(Rows from a dataset)

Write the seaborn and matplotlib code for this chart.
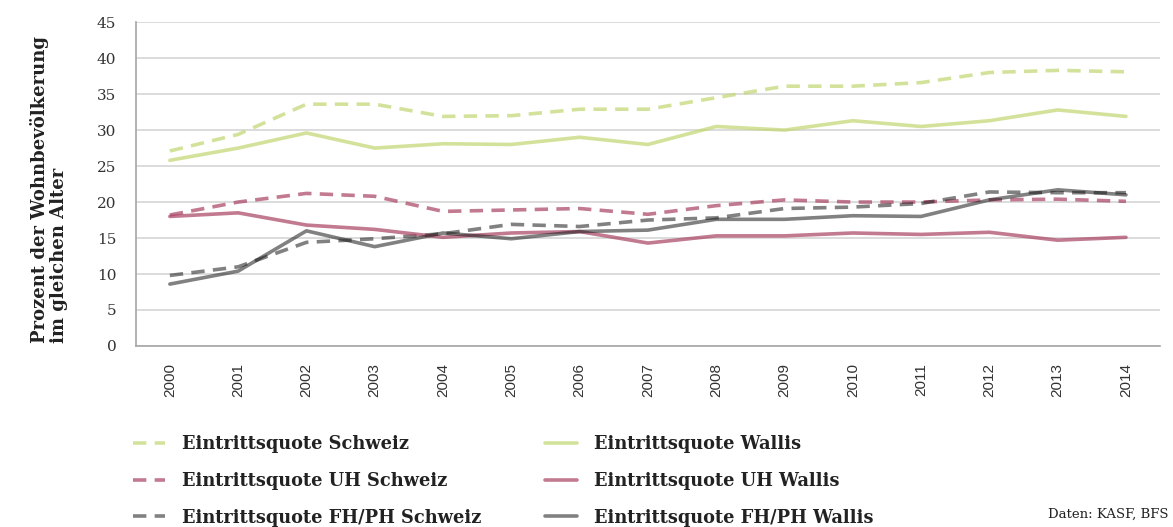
import numpy as np
import pandas as pd
import matplotlib
matplotlib.use("Agg")
import matplotlib.pyplot as plt
import seaborn as sns
from matplotlib.lines import Line2D

years = [str(y) for y in range(2000, 2015)]

# Eintrittsquoten in % der Wohnbevoelkerung im gleichen Alter
quote_schweiz = [27.1, 29.4, 33.6, 33.6, 31.9, 32.0, 32.9, 32.9, 34.5, 36.1, 36.1, 36.6, 38.0, 38.3, 38.1]
quote_wallis = [25.8, 27.5, 29.6, 27.5, 28.1, 28.0, 29.0, 28.0, 30.5, 30.0, 31.3, 30.5, 31.3, 32.8, 31.9]
uh_schweiz = [18.2, 20.0, 21.2, 20.8, 18.7, 18.9, 19.1, 18.3, 19.5, 20.3, 20.0, 20.0, 20.3, 20.4, 20.1]
uh_wallis = [18.0, 18.5, 16.8, 16.2, 15.1, 15.7, 15.9, 14.3, 15.3, 15.3, 15.7, 15.5, 15.8, 14.7, 15.1]
fhph_schweiz = [9.8, 11.0, 14.4, 14.9, 15.6, 16.9, 16.6, 17.5, 17.8, 19.1, 19.3, 19.8, 21.4, 21.3, 21.3]
fhph_wallis = [8.6, 10.4, 16.0, 13.8, 15.7, 14.9, 15.9, 16.1, 17.6, 17.6, 18.1, 18.0, 20.3, 21.7, 21.0]

labels = [
    "Eintrittsquote Schweiz",
    "Eintrittsquote UH Schweiz",
    "Eintrittsquote FH/PH Schweiz",
    "Eintrittsquote Wallis",
    "Eintrittsquote UH Wallis",
    "Eintrittsquote FH/PH Wallis",
]
series = [quote_schweiz, uh_schweiz, fhph_schweiz, quote_wallis, uh_wallis, fhph_wallis]

green = "#c1d771"
pink = "#a84261"
grey = "#1a1a1a"
colors = [green, pink, grey, green, pink, grey]
alphas = [0.7, 0.7, 0.55, 0.7, 0.7, 0.55]
dashed = (0, (3.7, 2.3))
styles = [dashed, dashed, dashed, "-", "-", "-"]

sns.set_style("white")
serif = ["DejaVu Serif"]

fig = plt.figure(figsize=(11.73, 5.27), dpi=100)
ax = fig.add_axes([0.1157, 0.3435, 0.9890 - 0.1157, 0.958 - 0.3435])

pos = np.arange(len(years))
handles = []
for vals, lab, col, a, ls in zip(series, labels, colors, alphas, styles):
    df = pd.DataFrame({"pos": pos, "val": vals})
    sns.lineplot(data=df, x="pos", y="val", ax=ax, color=col, alpha=a,
                 linestyle=ls, linewidth=2.6, legend=False)
    handles.append(Line2D([0], [0], color=col, alpha=a, linestyle=ls, linewidth=2.6))

ax.set_xlim(-0.5, len(years) - 0.5)
ax.set_ylim(0, 45)
ax.set_yticks(range(0, 46, 5))
ax.yaxis.grid(True, color="#d9d9d9", linewidth=1.3)
ax.set_axisbelow(True)

ax.set_xticks(pos)
ax.set_xticklabels(years, rotation=90, fontsize=11, color="#333333",
                   family=["Liberation Sans", "DejaVu Sans"])
ax.set_xticks(np.arange(-0.5, len(years)), minor=True)
ax.tick_params(axis="x", which="major", length=0, pad=12)
ax.tick_params(axis="x", which="minor", length=5, color="#a6a6a6", width=1)
ax.tick_params(axis="y", length=0, pad=14, labelsize=11, labelcolor="#333333")
for t in ax.get_yticklabels():
    t.set_family(serif)

for side in ["top", "right"]:
    ax.spines[side].set_visible(False)
for side in ["left", "bottom"]:
    ax.spines[side].set_color("#a6a6a6")
    ax.spines[side].set_linewidth(1.2)

ax.set_xlabel("")
ax.set_ylabel("")

fig.text(0.042, 0.64, "Prozent der Wohnbevölkerung\nim gleichen Alter",
         rotation=90, ha="center", va="center", multialignment="left",
         fontsize=13, fontweight="bold", family=serif, color="#222222",
         linespacing=1.1)

leg_kw = dict(frameon=False, handlelength=1.8, handletextpad=0.95,
              labelspacing=1.06, borderaxespad=0, borderpad=0,
              prop={"family": serif, "weight": "bold", "size": 12.8})
leg1 = fig.legend(handles[:3], labels[:3], loc="upper left",
                  bbox_to_anchor=(133 / 1173, 1 - 435 / 527), **leg_kw)
leg2 = fig.legend(handles[3:], labels[3:], loc="upper left",
                  bbox_to_anchor=(545 / 1173, 1 - 435 / 527), **leg_kw)
for leg in (leg1, leg2):
    for t in leg.get_texts():
        t.set_color("#222222")

fig.text(0.996, 0.012, "Daten: KASF, BFS", ha="right", va="bottom",
         fontsize=9.5, family=serif, color="#222222")

fig.savefig("out.png", dpi=100)
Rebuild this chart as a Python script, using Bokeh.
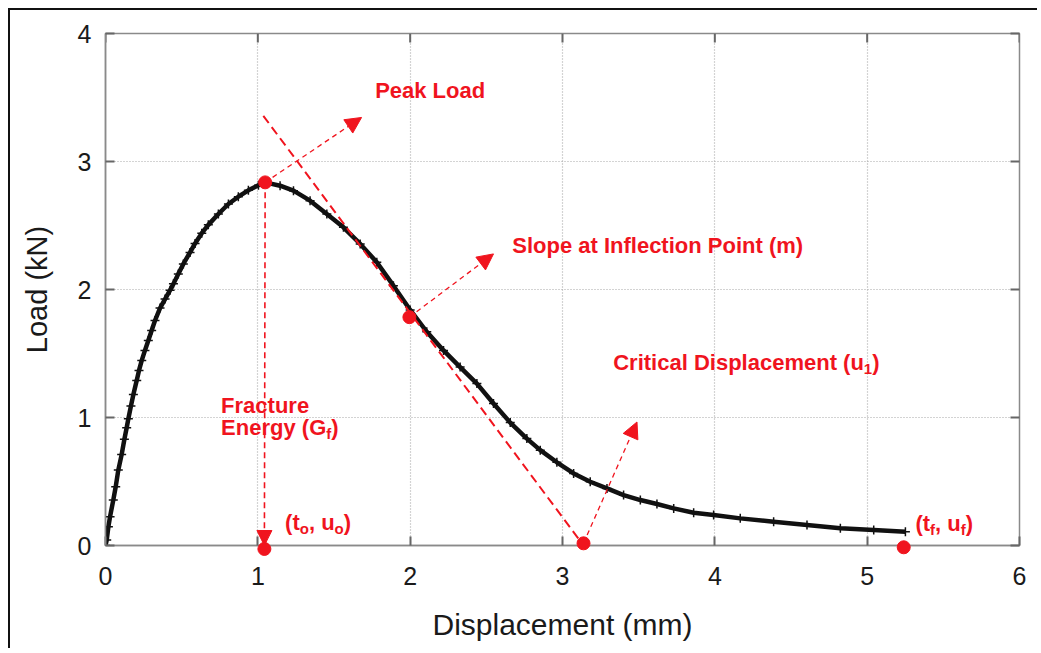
from bokeh.plotting import figure
from bokeh.models import (Range1d, FixedTicker, LinearAxis, Arrow, NormalHead,
                          Label, CustomJSTickFormatter)
from bokeh.embed import file_html
from bokeh.resources import INLINE

# ---- data ----
disp = [0.0, 0.008, 0.019, 0.030, 0.051, 0.067, 0.084, 0.106, 0.124, 0.139, 0.150,
        0.167, 0.183, 0.205, 0.220, 0.238, 0.259, 0.281, 0.303, 0.325, 0.358,
        0.391, 0.424, 0.446, 0.478, 0.511, 0.555, 0.588, 0.632, 0.675, 0.741,
        0.807, 0.872, 0.938, 1.004, 1.048, 1.146, 1.234, 1.343, 1.453, 1.562,
        1.672, 1.781, 1.890, 2.000, 2.109, 2.219, 2.328, 2.438, 2.547, 2.657,
        2.766, 2.854, 2.963, 3.073, 3.182, 3.292, 3.401, 3.511, 3.620, 3.730,
        3.861, 3.992, 4.167, 4.386, 4.605, 4.824, 5.043, 5.251]
load = [0.0, 0.043, 0.147, 0.225, 0.355, 0.459, 0.589, 0.710, 0.830, 0.920, 0.990,
        1.090, 1.180, 1.290, 1.368, 1.446, 1.524, 1.602, 1.680, 1.758, 1.855,
        1.925, 1.995, 2.044, 2.122, 2.200, 2.290, 2.360, 2.440, 2.505, 2.590,
        2.668, 2.725, 2.775, 2.815, 2.837, 2.811, 2.772, 2.694, 2.590, 2.486,
        2.356, 2.213, 2.030, 1.840, 1.670, 1.524, 1.394, 1.265, 1.109, 0.960,
        0.835, 0.745, 0.650, 0.563, 0.498, 0.446, 0.394, 0.355, 0.324, 0.290,
        0.256, 0.238, 0.212, 0.186, 0.160, 0.134, 0.121, 0.108]

# key points: peak, inflection, critical displacement, (t_o,u_o), (t_f,u_f)
peak = (1.048, 2.837)
inflection = (1.995, 1.784)
critical = (3.138, 0.017)
start_pt = (1.043, -0.027)
final_pt = (5.240, -0.014)
key_x = [peak[0], inflection[0], critical[0], start_pt[0], final_pt[0]]
key_y = [peak[1], inflection[1], critical[1], start_pt[1], final_pt[1]]

tangent_top = (1.036, 3.357)
arrow_tips = {"peak": (1.681, 3.344), "slope": (2.547, 2.278), "crit": (3.489, 0.965)}

x_ticks = [0, 1, 2, 3, 4, 5, 6]
y_ticks = [0, 1, 2, 3, 4]

RED = "#f0141e"
FONT = "Liberation Sans"
TICK_GREY = "#666666"

p = figure(width=1029, height=640, output_backend="svg", toolbar_location=None,
           x_range=Range1d(0, 6), y_range=Range1d(0, 4),
           min_border_left=95, min_border_right=20, min_border_top=23,
           min_border_bottom=105, x_axis_label="Displacement (mm)",
           y_axis_label="Load (kN)")
p.styles = {"margin-left": "8px", "margin-top": "8px",
            "border-left": "2px solid #111", "border-top": "2px solid #111"}

p.outline_line_color = "#8a8a8a"
p.outline_line_width = 1.5

for ax in (p.xaxis[0], p.yaxis[0]):
    ax.axis_line_color = "#8a8a8a"
    ax.axis_line_width = 1.5
    ax.major_tick_in = 9
    ax.major_tick_out = 0
    ax.major_tick_line_color = TICK_GREY
    ax.major_tick_line_width = 2
    ax.minor_tick_line_color = None
    ax.major_label_text_font = FONT
    ax.major_label_text_font_size = "25px"
    ax.major_label_text_color = "#1a1a1a"
    ax.axis_label_text_font = FONT
    ax.axis_label_text_font_style = "normal"
    ax.axis_label_text_color = "#1a1a1a"
p.xaxis[0].ticker = FixedTicker(ticks=x_ticks)
p.yaxis[0].ticker = FixedTicker(ticks=y_ticks)
p.xaxis[0].axis_label_text_font_size = "30px"
p.yaxis[0].axis_label_text_font_size = "29px"
p.xaxis[0].major_label_standoff = 21
p.xaxis[0].axis_label_standoff = 20
p.yaxis[0].major_label_standoff = 14
p.yaxis[0].axis_label_standoff = 22

blank = CustomJSTickFormatter(code="return ''")
right_ax = LinearAxis(ticker=FixedTicker(ticks=y_ticks), formatter=blank)
right_ax.axis_line_color = None
right_ax.major_tick_in = 9
right_ax.major_tick_out = 0
right_ax.major_tick_line_color = TICK_GREY
right_ax.major_tick_line_width = 2
right_ax.minor_tick_line_color = None
right_ax.major_label_standoff = 0
right_ax.major_label_text_font_size = "1px"
p.add_layout(right_ax, "right")

# inward tick marks along the top edge (9 px long)
top_len = 9 * 4 / 512
p.segment(x0=x_ticks, y0=[4] * len(x_ticks), x1=x_ticks,
          y1=[4 - top_len] * len(x_ticks), line_color=TICK_GREY, line_width=2)

p.xgrid.ticker = FixedTicker(ticks=x_ticks)
p.ygrid.ticker = FixedTicker(ticks=y_ticks)
for g in (p.xgrid[0], p.ygrid[0]):
    g.grid_line_color = "#a8a8a8"
    g.grid_line_dash = "1 2"
    g.grid_line_width = 1.2

# curve
p.line(disp, load, line_color="#111111", line_width=4.5)
p.scatter(disp, load, marker="cross", size=9, line_color="#111111", line_width=1.5)

# dashed vertical and tangent lines
p.add_layout(Arrow(x_start=peak[0], y_start=peak[1], x_end=start_pt[0], y_end=0.0,
                   line_color=RED, line_width=1.6, line_dash="6 4",
                   end=NormalHead(size=15, fill_color=RED, line_color=RED)))
p.line([tangent_top[0], critical[0]], [tangent_top[1], 0.0],
       line_color=RED, line_width=2, line_dash="9 5")

# thin arrows
for (sx, sy), key in ((peak, "peak"), (inflection, "slope"), (critical, "crit")):
    tx, ty = arrow_tips[key]
    p.add_layout(Arrow(x_start=sx, y_start=sy, x_end=tx, y_end=ty,
                       line_color=RED, line_width=1.3, line_dash="5 4",
                       end=NormalHead(size=16, fill_color=RED, line_color=RED)))

p.scatter(key_x, key_y, size=13, fill_color=RED, line_color=RED, level="overlay")

# ---- texts ----
W = {'(': .333, ')': .333, 't': .333, ',': .278, ' ': .278, 'u': .611, 'E': .667,
     'n': .611, 'e': .556, 'r': .389, 'g': .611, 'y': .556, 'G': .778, 'o': .611,
     'f': .333, '1': .556, 'C': .722, 'i': .278, 'c': .556, 'a': .556, 'l': .278,
     'D': .722, 's': .556, 'p': .611, 'm': .889}


def run(x, y, pieces, size=22):
    off = 0.0
    for txt, sub in pieces:
        fs = 15 if sub else size
        p.add_layout(Label(x=x, y=y, x_offset=off, y_offset=-6 if sub else 0, text=txt,
                           text_font=FONT, text_font_size=f"{fs}px",
                           text_font_style="bold", text_color=RED,
                           text_baseline="alphabetic", text_align="left"))
        off += sum(W.get(c, .6) for c in txt) * fs


run(1.770, 3.552, [("Peak Load", False)])
run(2.670, 2.343, [("Slope at Inflection Point (m)", False)])
run(3.333, 1.428, [("Critical Displacement (u", False), ("1", True), (")", False)])
run(0.759, 1.096, [("Fracture", False)])
run(0.759, 0.919, [("Energy (G", False), ("f", True), (")", False)])
run(1.179, 0.183, [("(t", False), ("o", True), (", u", False), ("o", True), (")", False)])
run(5.317, 0.175, [("(t", False), ("f", True), (", u", False), ("f", True), (")", False)])

open("out.html", "w").write(file_html(p, INLINE))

▸ STATED TASK
Copy the records above exactly, from the first line through the line containing "years = [str(y) for y in range(2000, 2015)]", and leave out the pictures.

▸ OUTPUT OF THE EXERCISE
Write the seaborn and matplotlib code for this chart.
import numpy as np
import pandas as pd
import matplotlib
matplotlib.use("Agg")
import matplotlib.pyplot as plt
import seaborn as sns
from matplotlib.lines import Line2D

years = [str(y) for y in range(2000, 2015)]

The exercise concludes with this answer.